After driving for hours through the hot, dry and dusty Karoo, you get back home to the city and miss those wide open spaces.

The veld with small bushes and shrubs that extend to the mountains on the horizon. Clear visibility enabling you to see so far that you wonder about the distance that you can see with the naked eye – is it 23 km or 30 km? The vistas are big and leave you with a good feeling that there is still so much land out there that’s unspoilt, unpolluted and even untrodden.

You pass all those small towns like Laingsburg, Leeu-Gamka, Richmond, Beaufort West and Hanover. From the N1 highway there is not much to see in these towns except the large petrol stations, tiny restaurants, bottle stores and the occasional cafe.

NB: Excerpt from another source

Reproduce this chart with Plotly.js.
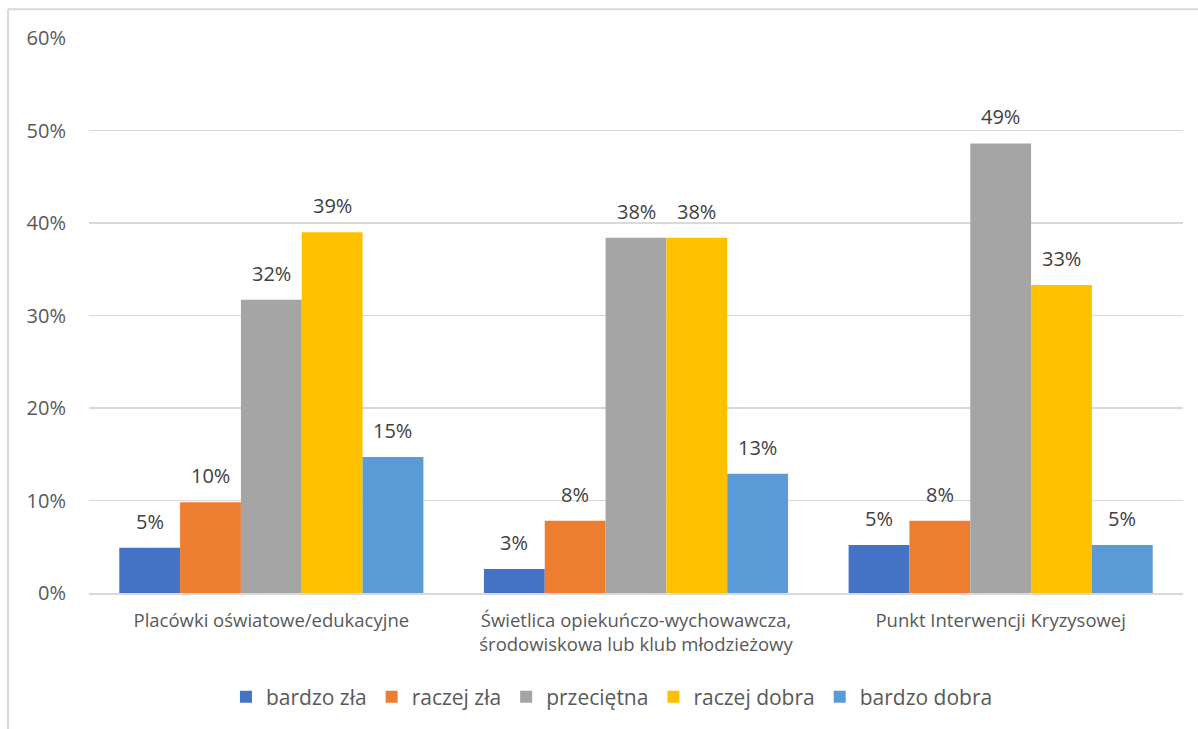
<!DOCTYPE html>
<html>
<head>
<meta charset="utf-8">
<script src="https://cdn.plot.ly/plotly-3.0.1.min.js"></script>
<style>
html,body{margin:0;padding:0;background:#fff;}
#chart{width:1198px;height:729px;}
</style>
</head>
<body>
<div id="chart"></div>
<script>
const categories = [
  "Placówki oświatowe/edukacyjne",
  "Świetlica opiekuńczo-wychowawcza,<br>środowiskowa lub klub młodzieżowy",
  "Punkt Interwencji Kryzysowej"
];
const seriesNames = ["bardzo zła", "raczej zła", "przeciętna", "raczej dobra", "bardzo dobra"];
const bardzoZla   = [0.049, 0.026, 0.052];
const raczejZla   = [0.098, 0.078, 0.078];
const przecietna  = [0.317, 0.384, 0.486];
const raczejDobra = [0.390, 0.384, 0.333];
const bardzoDobra = [0.147, 0.129, 0.052];
const seriesValues = [bardzoZla, raczejZla, przecietna, raczejDobra, bardzoDobra];
const colors = ["#4472C4", "#ED7D31", "#A5A5A5", "#FFC000", "#5B9BD5"];
const yTickVals = [0, 0.1, 0.2, 0.3, 0.4, 0.5, 0.6];
const yTickText = ["0%", "10%", "20%", "30%", "40%", "50%", "60%"];

const font = "Open Sans, Noto Sans, sans-serif";
const W = 1198, H = 729;
const margin = {l: 89, r: 15, t: 38, b: 136};
const bargap = 0.166;
const nSeries = seriesNames.length;
const catWidthPx = (W - margin.l - margin.r) / categories.length;
const barWidthPx = catWidthPx * (1 - bargap) / nSeries;

const traces = seriesNames.map((name, i) => ({
  type: "bar",
  name: name,
  x: categories,
  y: seriesValues[i],
  marker: {color: colors[i]},
  hoverinfo: "name+y"
}));

const annotations = [];
seriesValues.forEach((vals, i) => {
  vals.forEach((v, j) => {
    annotations.push({
      x: categories[j], y: v, xref: "x", yref: "y",
      text: Math.round(v * 100) + "%",
      showarrow: false,
      xanchor: "center", yanchor: "bottom",
      xshift: (i - (nSeries - 1) / 2) * barWidthPx,
      yshift: 11,
      font: {family: font, size: 20, color: "#404040"}
    });
  });
});

const layout = {
  width: W,
  height: H,
  margin: margin,
  paper_bgcolor: "#ffffff",
  plot_bgcolor: "#ffffff",
  barmode: "group",
  bargap: bargap,
  bargroupgap: 0,
  font: {family: font, color: "#595959"},
  xaxis: {
    type: "category",
    showgrid: false,
    showline: true,
    linecolor: "#D9D9D9",
    linewidth: 1.5,
    ticks: "",
    ticklabelstandoff: 10,
    tickfont: {family: font, size: 18.5, color: "#595959"},
    automargin: false
  },
  yaxis: {
    range: [0, 0.6],
    tickvals: yTickVals,
    ticktext: yTickText,
    showgrid: true,
    gridcolor: "#D9D9D9",
    gridwidth: 1.5,
    zeroline: false,
    showline: false,
    ticks: "",
    ticklabelstandoff: 22,
    tickfont: {family: font, size: 20, color: "#595959"},
    automargin: false
  },
  showlegend: true,
  legend: {
    orientation: "h",
    x: 0.478,
    xanchor: "center",
    xref: "paper",
    yref: "container",
    y: (H - 697) / H,
    yanchor: "middle",
    font: {family: font, size: 21, color: "#595959"},
    traceorder: "normal"
  },
  annotations: annotations,
  shapes: [
    {type: "line", xref: "paper", yref: "paper", x0: -0.074, x1: 1.1, y0: 1.052, y1: 1.052,
     line: {color: "#D9D9D9", width: 2}},
    {type: "line", xref: "paper", yref: "paper", x0: -0.074, x1: -0.074, y0: 1.052, y1: -0.3,
     line: {color: "#D9D9D9", width: 2}}
  ]
};

Plotly.newPlot("chart", traces, layout, {displayModeBar: false, staticPlot: true});
</script>
</body>
</html>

What business happens in these towns? How are they coping and responding to the economic hard times? What support is small business getting from larger national concerns, government and local chambers of commerce?

If you glance through the thin community newspapers in the petrol stations, you see adverts from small country superette stores, conditioning and cooling supplies, taxidermists, butchery equipment suppliers and firms that help you get out of trouble when you’re in debt. The recipe of the week in the issue of the newspaper I am looking at is for sheep’s tail.

The big national businesses certainly aren’t the ones helping small home-industry and retail businesses in these towns. The giant petrol service stations sucked out the marrow left for small businesses long ago.

As you walk into one of the petrol station stores, you see a poster with bread, eggs and milk. I’d like to kick these posters down. These same people took all this business and more from the townsfolk in many of these small towns. And they sell no local produce or crafts, not even sandwiches and biltong.

In the editorial of a local newspaper the editor expresses concern about people from other countries setting up their clothing and housewares stores and vacuuming the money out of these little towns.

I don’t know the solution but I’d insist that these operators employ locals and that locals must have a share in the business (I don’t blame you if you fall over backwards with laughter because it will be a sunny day in hell before anyone does anything).

Yet who do you blame when locals left open the low-income or bottom end of the market wide open? How long could it remain uncontested? Years ago some of the larger businesses catered for this low-end but moved up with fancy goods and higher prices.